◆ **Task**: Copy nothing but the stretch that opens with the line containing "Output the Python" and closes with the line containing "plt.rcParams['font.family'] = ['Liberation". Keep pictures out.

+ + + + +

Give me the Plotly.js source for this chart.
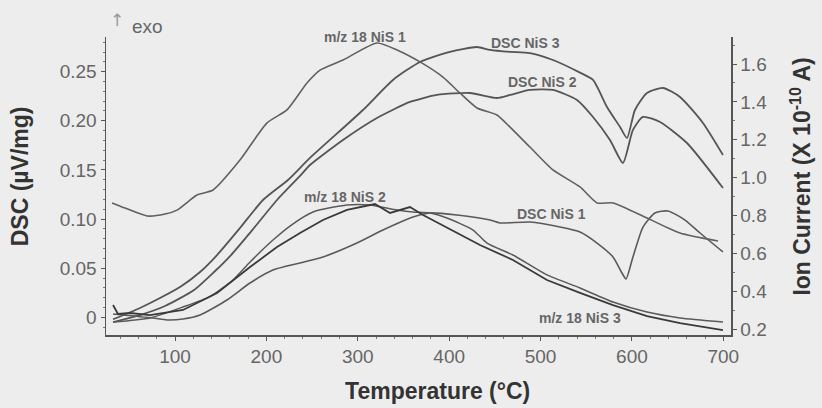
<!DOCTYPE html>
<html>
<head>
<meta charset="utf-8">
<script src="https://cdn.plot.ly/plotly-3.0.1.min.js"></script>
<style>html,body{margin:0;padding:0;background:#ededed;}#chart{width:822px;height:408px;}</style>
</head>
<body>
<div id="chart"></div>
<script>
// Temperature (°C) and values
const mz1_T = [31.1, 45.3, 69.4, 89.1, 102.2, 116.4, 124.1, 141.6, 171.1, 200.7, 222.5, 244.4, 258.7, 283.8, 321.0, 342.9, 368.1, 393.2, 411.8, 430.5, 452.3, 466.6, 488.4, 513.6, 543.2, 561.8, 579.3, 616.5, 652.6, 694.2];
const mz1_I = [0.867, 0.840, 0.798, 0.808, 0.829, 0.882, 0.909, 0.935, 1.093, 1.289, 1.358, 1.500, 1.568, 1.621, 1.711, 1.674, 1.611, 1.531, 1.447, 1.368, 1.331, 1.267, 1.162, 1.041, 0.951, 0.867, 0.867, 0.787, 0.708, 0.666];

const mz2_T = [32.2, 37.6, 50.8, 72.6, 108.8, 146.0, 182.1, 211.6, 236.8, 261.9, 288.2, 318.8, 335.3, 357.1, 371.4, 397.6, 433.7, 469.8, 507.0, 543.2, 579.3, 616.5, 652.6, 699.6];
const mz2_I = [0.328, 0.281, 0.286, 0.275, 0.302, 0.392, 0.529, 0.634, 0.708, 0.777, 0.830, 0.861, 0.814, 0.845, 0.803, 0.735, 0.645, 0.566, 0.460, 0.392, 0.328, 0.270, 0.233, 0.196];

const mz3_T = [32.2, 72.6, 108.8, 137.5, 163.5, 182.1, 207.2, 225.8, 251.0, 288.2, 313.4, 342.9, 360.4, 379.0, 397.6, 426.1, 441.4, 469.8, 507.0, 543.2, 579.3, 616.5, 652.6, 699.6];
const mz3_I = [0.238, 0.260, 0.318, 0.371, 0.460, 0.555, 0.671, 0.745, 0.819, 0.856, 0.856, 0.830, 0.819, 0.814, 0.787, 0.724, 0.655, 0.592, 0.487, 0.418, 0.344, 0.291, 0.260, 0.239];

const dsc1_T = [32.2, 75.9, 91.2, 108.8, 127.4, 156.9, 182.1, 207.2, 236.8, 261.9, 299.1, 327.6, 360.4, 379.0, 408.6, 444.7, 455.6, 488.4, 521.3, 543.2, 561.8, 579.3, 589.1, 593.5, 601.1, 612.1, 625.2, 639.5, 658.1, 674.5, 699.6];
const dsc1_V = [0.0034, -0.0007, -0.0027, -0.0017, 0.0023, 0.0176, 0.0349, 0.0481, 0.0553, 0.0614, 0.0756, 0.0889, 0.1021, 0.1062, 0.1041, 0.0990, 0.0960, 0.0970, 0.0919, 0.0868, 0.0756, 0.0614, 0.0451, 0.0390, 0.0614, 0.0919, 0.1062, 0.1082, 0.0990, 0.0858, 0.0665];

const dsc2_T = [32.2, 61.7, 89.1, 120.8, 142.7, 161.3, 186.4, 211.6, 236.8, 247.7, 283.8, 321.0, 357.1, 386.7, 422.8, 452.3, 466.6, 488.4, 513.6, 539.9, 557.4, 576.0, 590.2, 601.1, 612.1, 630.7, 660.2, 699.6];
const dsc2_V = [-0.0048, 0.0023, 0.0115, 0.0278, 0.0461, 0.0634, 0.0909, 0.1194, 0.1439, 0.1550, 0.1805, 0.2029, 0.2192, 0.2263, 0.2283, 0.2232, 0.2263, 0.2314, 0.2314, 0.2212, 0.2039, 0.1805, 0.1571, 0.1907, 0.2039, 0.1988, 0.1774, 0.1316];

const dsc3_T = [32.2, 61.7, 83.6, 105.5, 127.4, 146.0, 171.1, 196.3, 223.6, 247.7, 305.7, 338.5, 368.1, 400.9, 430.5, 444.7, 466.6, 488.4, 513.6, 543.2, 557.4, 572.7, 587.0, 594.6, 603.3, 616.5, 634.0, 652.6, 677.7, 699.6];
const dsc3_V = [-0.002, 0.0095, 0.0196, 0.0308, 0.0461, 0.0634, 0.0909, 0.1194, 0.1398, 0.1622, 0.2110, 0.2416, 0.2599, 0.2701, 0.2751, 0.2721, 0.2701, 0.2690, 0.2619, 0.2490, 0.2416, 0.2141, 0.1937, 0.1825, 0.2110, 0.2283, 0.2334, 0.2243, 0.1978, 0.1652];

const xTicks = [100, 200, 300, 400, 500, 600, 700];
const yTicks = [0, 0.05, 0.10, 0.15, 0.20, 0.25];
const yTickText = ['0', '0.05', '0.10', '0.15', '0.20', '0.25'];

// label positions (data coordinates)
const labels = [
  {text: 'm/z 18 NiS 1', x: 308, y: 1.742, axis: 'y2'},
  {text: 'DSC NiS 3', x: 484, y: 0.2792, axis: 'y'},
  {text: 'DSC NiS 2', x: 502, y: 0.2395, axis: 'y'},
  {text: 'm/z 18 NiS 2', x: 286, y: 0.898, axis: 'y2'},
  {text: 'DSC NiS 1', x: 512, y: 0.1052, axis: 'y'},
  {text: 'm/z 18 NiS 3', x: 543, y: 0.260, axis: 'y2'}
];

const FONT = 'Liberation Sans, Arial, sans-serif';
const SP = '&nbsp;';

function tr(x, y, axis, color, w, shape) {
  return {x: x, y: y, yaxis: axis, type: 'scatter', mode: 'lines',
          line: {color: color, width: w, shape: shape || 'spline', smoothing: 0.6},
          hoverinfo: 'skip', cliponaxis: true};
}

const data = [
  tr(mz1_T, mz1_I, 'y2', '#606060', 1.6),
  tr(dsc3_T, dsc3_V, 'y', '#555555', 1.8),
  tr(dsc2_T, dsc2_V, 'y', '#555555', 1.8),
  tr(dsc1_T, dsc1_V, 'y', '#5a5a5a', 1.6),
  tr(mz3_T, mz3_I, 'y2', '#5a5a5a', 1.5),
  tr(mz2_T, mz2_I, 'y2', '#3a3a3a', 1.8, 'linear')
];

const annotations = labels.map(l => ({
  text: '<b>' + l.text + '</b>', x: l.x, y: l.y, xref: 'x', yref: l.axis,
  showarrow: false, xanchor: 'center', yanchor: 'middle',
  font: {family: FONT, size: 14, color: '#666666'}
}));
annotations.push({text: 'exo', xref: 'paper', yref: 'paper', x: 0.067, y: 1.034,
  showarrow: false, xanchor: 'center', yanchor: 'middle',
  font: {family: FONT, size: 19, color: '#666666'}});
annotations.push({text: '↑', xref: 'paper', yref: 'paper', x: 0.0176, y: 1.058,
  showarrow: false, xanchor: 'center', yanchor: 'middle',
  font: {family: 'DejaVu Sans, sans-serif', size: 17, color: '#999999'}});

const tickFont = {family: FONT, size: 19, color: '#666666'};
const titleFont = {family: FONT, size: 23, color: '#333333'};

const layout = {
  width: 822, height: 408,
  margin: {l: 106, r: 91, t: 37, b: 73, pad: 0},
  paper_bgcolor: '#ededed', plot_bgcolor: '#ededed',
  showlegend: false,
  font: {family: FONT},
  xaxis: {
    range: [24.5, 708.4], tickmode: 'array', tickvals: xTicks,
    showline: true, linecolor: '#555', linewidth: 1.5,
    ticks: 'outside', ticklen: 4, tickcolor: '#555', tickwidth: 1,
    tickfont: tickFont, showgrid: false, zeroline: false,
    minor: {ticks: 'outside', ticklen: 2, dtick: 20, tick0: 0, tickcolor: '#777', showgrid: false},
    title: {text: SP.repeat(6) + '<b>Temperature (°C)</b>', font: titleFont, standoff: 16}
  },
  yaxis: {
    range: [-0.018, 0.2853], tickmode: 'array', tickvals: yTicks, ticktext: yTickText,
    showline: true, linecolor: '#555', linewidth: 1.5,
    ticks: 'outside', ticklen: 4, tickcolor: '#555', tickwidth: 1,
    tickfont: tickFont, showgrid: false, zeroline: false,
    minor: {ticks: 'outside', ticklen: 2, dtick: 0.01, tick0: 0, tickcolor: '#777', showgrid: false},
    title: {text: SP.repeat(3) + '<b>DSC (µV/mg)</b>', font: titleFont, standoff: 24}
  },
  yaxis2: {
    overlaying: 'y', side: 'right', anchor: 'x',
    range: [0.170, 1.7425], tickmode: 'linear', tick0: 0.2, dtick: 0.2, tickformat: '.1f',
    showline: true, linecolor: '#555', linewidth: 1.5,
    ticks: 'outside', ticklen: 4, tickcolor: '#555', tickwidth: 1,
    tickfont: tickFont, showgrid: false, zeroline: false,
    minor: {ticks: 'outside', ticklen: 2, dtick: 0.1, tick0: 0, tickcolor: '#777', showgrid: false},
    title: {text: SP.repeat(3) + '<b>Ion Current (X 10<sup>-10</sup> A)</b>', font: titleFont, standoff: 28}
  },
  annotations: annotations
};

Plotly.newPlot('chart', data, layout, {staticPlot: true, displayModeBar: false});
</script>
</body>
</html>
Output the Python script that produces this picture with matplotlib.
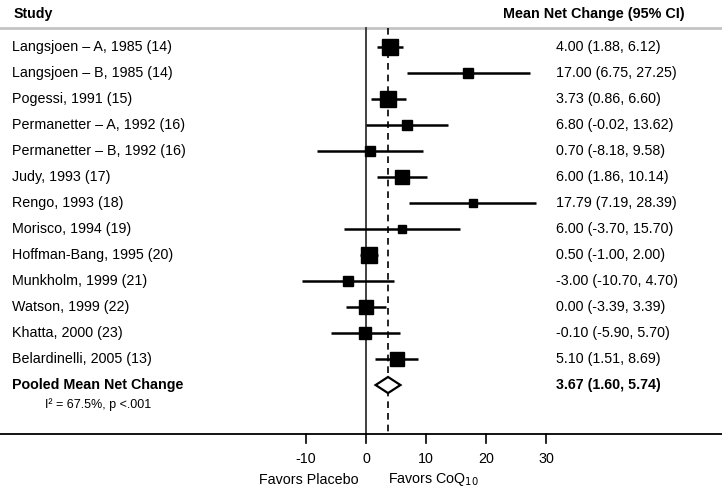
import numpy as np
import matplotlib.pyplot as plt

plt.rcParams['font.family'] = ['Liberation Sans', 'DejaVu Sans']

studies = ['Langsjoen \u2013 A, 1985 (14)', 'Langsjoen \u2013 B, 1985 (14)', 'Pogessi, 1991 (15)',
           'Permanetter \u2013 A, 1992 (16)', 'Permanetter \u2013 B, 1992 (16)', 'Judy, 1993 (17)',
           'Rengo, 1993 (18)', 'Morisco, 1994 (19)', 'Hoffman-Bang, 1995 (20)',
           'Munkholm, 1999 (21)', 'Watson, 1999 (22)', 'Khatta, 2000 (23)',
           'Belardinelli, 2005 (13)']
mean = [4.00, 17.00, 3.73, 6.80, 0.70, 6.00, 17.79, 6.00, 0.50, -3.00, 0.00, -0.10, 5.10]
lo = [1.88, 6.75, 0.86, -0.02, -8.18, 1.86, 7.19, -3.70, -1.00, -10.70, -3.39, -5.90, 1.51]
hi = [6.12, 27.25, 6.60, 13.62, 9.58, 10.14, 28.39, 15.70, 2.00, 4.70, 3.39, 5.70, 8.69]
# relative study weight (drives box size)
weight = [16, 9, 16, 10, 9, 14, 8, 8, 16, 10, 14, 11, 14]
pooled = 3.67
pooled_lo = 1.60
pooled_hi = 5.74
xticks = [-10, 0, 10, 20, 30]

fs = 10.3

fig = plt.figure(figsize=(7.22, 4.88), dpi=100)
ax = fig.add_axes([0, 0, 1, 1])
ax.set_xlim(-61, 59.33)
ax.set_ylim(16.96, -1.808)
ax.axis('off')

n = len(studies)
axis_y = 14.885
top_y = -0.73

# header line
ax.axhline(-0.73, color='#c4c4c4', lw=2)
ax.text(-58.8, -1.27, 'Study', fontsize=10.2, fontweight='bold', va='center', ha='left')
ax.text(22.8, -1.27, 'Mean Net Change (95% CI)', fontsize=10.4, fontweight='bold', va='center', ha='left')

# reference lines
ax.plot([0, 0], [top_y, axis_y], color='#333333', lw=1.3)
ax.plot([pooled, pooled], [top_y, axis_y], color='black', lw=1.2, ls=(0, (4, 3)))

for i in range(n):
    ax.plot([lo[i], hi[i]], [i, i], color='black', lw=1.8, solid_capstyle='butt')
    ax.plot(mean[i], i, marker='s', color='black', markersize=weight[i] * 0.75, zorder=3)
    ax.text(-59, i, studies[i], fontsize=fs, va='center', ha='left')
    ax.text(31.6, i, '%.2f (%.2f, %.2f)' % (mean[i], lo[i], hi[i]), fontsize=fs, va='center', ha='left')

# pooled diamond
py = n
ax.fill([pooled_lo, pooled, pooled_hi, pooled], [py, py - 0.31, py, py + 0.31],
        facecolor='white', edgecolor='black', lw=1.6, zorder=4)
ax.text(-59, py, 'Pooled Mean Net Change', fontsize=fs, fontweight='bold', va='center', ha='left')
ax.text(31.6, py, '%.2f (%.2f, %.2f)' % (pooled, pooled_lo, pooled_hi), fontsize=fs,
        fontweight='bold', va='center', ha='left')
ax.text(-53.5, py + 0.77, 'I\u00b2 = 67.5%, p <.001', fontsize=9, va='center', ha='left')

# x axis
ax.axhline(axis_y, color='black', lw=1.3)
for t in xticks:
    ax.plot([t, t], [axis_y, axis_y + 0.34], color='black', lw=1.2)
    ax.text(t, axis_y + 0.95, str(t), fontsize=fs, ha='center', va='center')
ax.text(-1.3, axis_y + 1.75, 'Favors Placebo', fontsize=fs, ha='right', va='center')
ax.text(3.6, axis_y + 1.75, 'Favors CoQ$_{10}$', fontsize=fs, ha='left', va='center')

fig.savefig('out.png', dpi=100)
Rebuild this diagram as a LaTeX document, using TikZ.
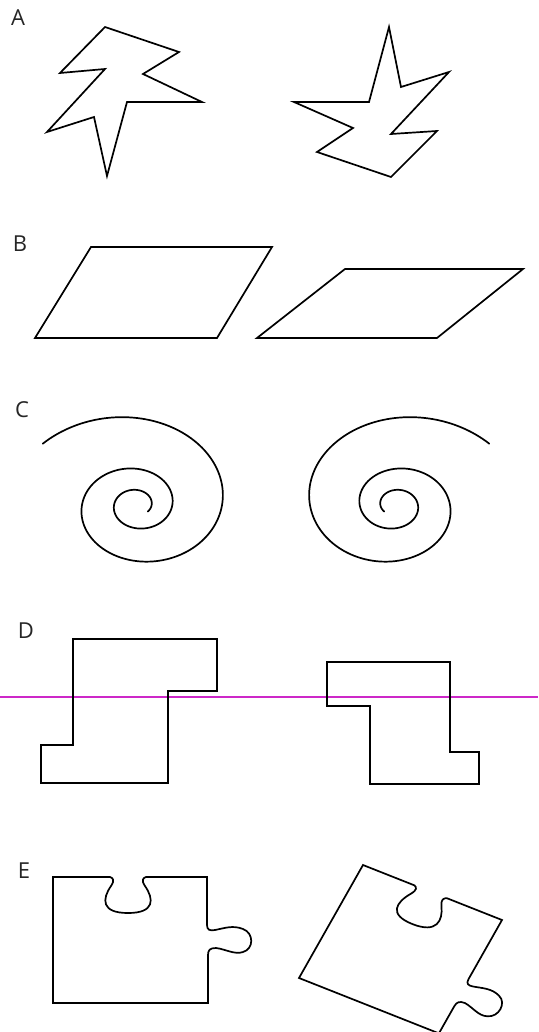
\documentclass[tikz,border=0pt]{standalone}
\usepackage{fontspec}
\setmainfont{Open Sans}
\definecolor{magln}{RGB}{205,40,200}
\newcommand\mypuzzle[2]{%
\draw[#1] (0,0) -- (57,0) .. controls (60,1) and (62,3) .. (58,9)
 .. controls (49,22) and (48,36) .. (75,36)
 .. controls (102,36) and (101,22) .. (92,9)
 .. controls (88,3) and (90,1) .. (93,0)
 -- (154,0) -- (154,48+#2)
 .. controls (154,53+#2) and (157,54+#2) .. (162,53+#2)
 .. controls (172,51+#2) and (180,48+#2) .. (190,52+#2)
 .. controls (201,56+#2) and (201,72+#2) .. (190,75+#2)
 .. controls (182,78+#2) and (172,72+#2) .. (163,71+#2)
 .. controls (157,71+#2) and (155,73+#2) .. (155,78+#2)
 -- (155,126) -- (0,126) -- cycle;}
\newcommand\myspiral{%
\draw[outl, line cap=round] plot[domain=-0.9:14.77, samples=400, variable=\t]
  ({136.9+106*exp(-0.1396*\t)*sin(\t r)}, {505-87*exp(-0.1396*\t)*cos(\t r)});}
\begin{document}
\begin{tikzpicture}[x=1pt,y=-1pt,
  outl/.style={draw=black, line width=1.7pt},
  lbl/.style={font=\fontsize{22}{22}\selectfont, inner sep=0pt, text=black!85},
  magline/.style={draw=magln, line width=1.2pt}]
\useasboundingbox (0,0) rectangle (538,1032);
\fill[white] (0,0) rectangle (538,1032);
% labels
\node[lbl] (lA) at (18,18) {A};
\node[lbl] (lB) at (20,244) {B};
\node[lbl] (lC) at (22,410) {C};
\node[lbl] (lD) at (26,631) {D};
\node[lbl] (lE) at (24,871) {E};
% A
\draw[outl] (105,27) -- (179,52) -- (143,74) -- (202,102) -- (127,102) -- (107,176)
  -- (94,117) -- (47,132) -- (105,69) -- (60,73) -- cycle;
\draw[outl] (389,27) -- (401,87) -- (449,72) -- (391,134) -- (437,131) -- (391,177)
  -- (317,152) -- (353,128) -- (294,102) -- (369,102) -- cycle;
% B
\draw[outl] (91,247) -- (272,247) -- (217,338) -- (35,338) -- cycle;
\draw[outl] (345,269) -- (523,269) -- (437,338) -- (257,338) -- cycle;
% C
\myspiral
\begin{scope}[xshift=532pt, xscale=-1]
\myspiral
\end{scope}
% D
\draw[magline] (0,697) -- (538,697);
\draw[outl] (73,639) -- (217,639) -- (217,691) -- (168,691) -- (168,783) -- (41,783)
  -- (41,745) -- (73,745) -- cycle;
\draw[outl] (327,662) -- (450,662) -- (450,752) -- (479,752) -- (479,784) -- (370,784)
  -- (370,706) -- (327,706) -- cycle;
% E
\begin{scope}[shift={(53,877)}]
\mypuzzle{outl}{0}
\end{scope}
\begin{scope}[shift={(363,865)}, x={(0.9026pt,-0.3571pt)}, y={(-0.5079pt,-0.8968pt)}]
\mypuzzle{outl}{18}
\end{scope}
\end{tikzpicture}
\end{document}
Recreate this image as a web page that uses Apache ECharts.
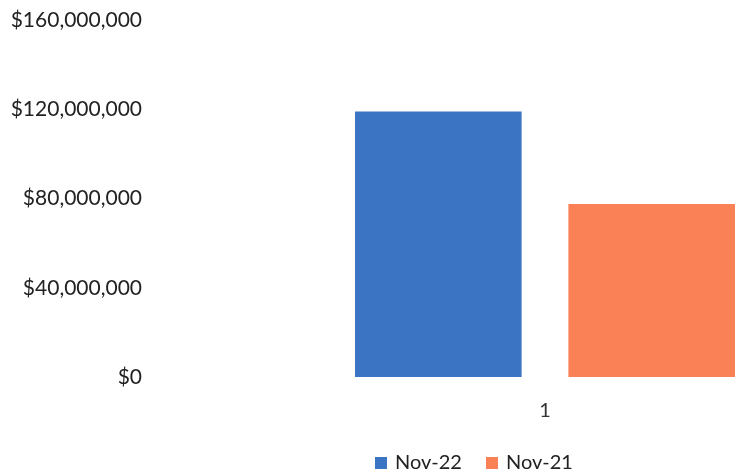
<!DOCTYPE html>
<html><head><meta charset="utf-8">
<script src="https://cdn.jsdelivr.net/npm/echarts@6/dist/echarts.min.js"></script>
<style>html,body{margin:0;padding:0;background:#fff}#c{width:735px;height:474px}</style>
</head><body><div id="c"></div>
<script>
const categories = ['1'];
const seriesNames = ['Nov-22', 'Nov-21'];
const nov22 = [119000000];
const nov21 = [77500000];
const yTicks = [0, 40000000, 80000000, 120000000, 160000000];

const chart = echarts.init(document.getElementById('c'));
const font = 'Lato, "Open Sans", sans-serif';
chart.setOption({
  animation: false,
  textStyle: { fontFamily: font },
  grid: { left: 355, right: 0, top: 20, bottom: 97, containLabel: false },
  legend: {
    data: seriesNames,
    left: 375, top: 453, padding: 0,
    icon: 'rect', itemWidth: 12, itemHeight: 12, itemGap: 24,
    textStyle: { fontSize: 20, color: '#222', fontFamily: font, padding: [0, 0, 0, 3] }
  },
  xAxis: {
    type: 'category', data: categories,
    axisLine: { show: false }, axisTick: { show: false },
    axisLabel: { fontSize: 20, color: '#333', margin: 24 }
  },
  yAxis: {
    type: 'value', min: yTicks[0], max: yTicks[yTicks.length - 1], interval: 40000000,
    offset: 205,
    splitLine: { show: false }, axisLine: { show: false }, axisTick: { show: false },
    axisLabel: {
      fontSize: 21, color: '#222', margin: 8,
      formatter: v => '$' + v.toLocaleString('en-US')
    }
  },
  series: [
    { name: seriesNames[0], type: 'bar', data: nov22, barWidth: 167, barGap: '28%', itemStyle: { color: '#3b74c3' } },
    { name: seriesNames[1], type: 'bar', data: nov21, barWidth: 167, itemStyle: { color: '#fa8055' } }
  ]
});
</script></body></html>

+ + + + +

◆ **Full response**:
Output the Python script that produces this picture with matplotlib.
import numpy as np
import matplotlib.pyplot as plt

plt.rcParams['font.family'] = ['Liberation Sans', 'DejaVu Sans']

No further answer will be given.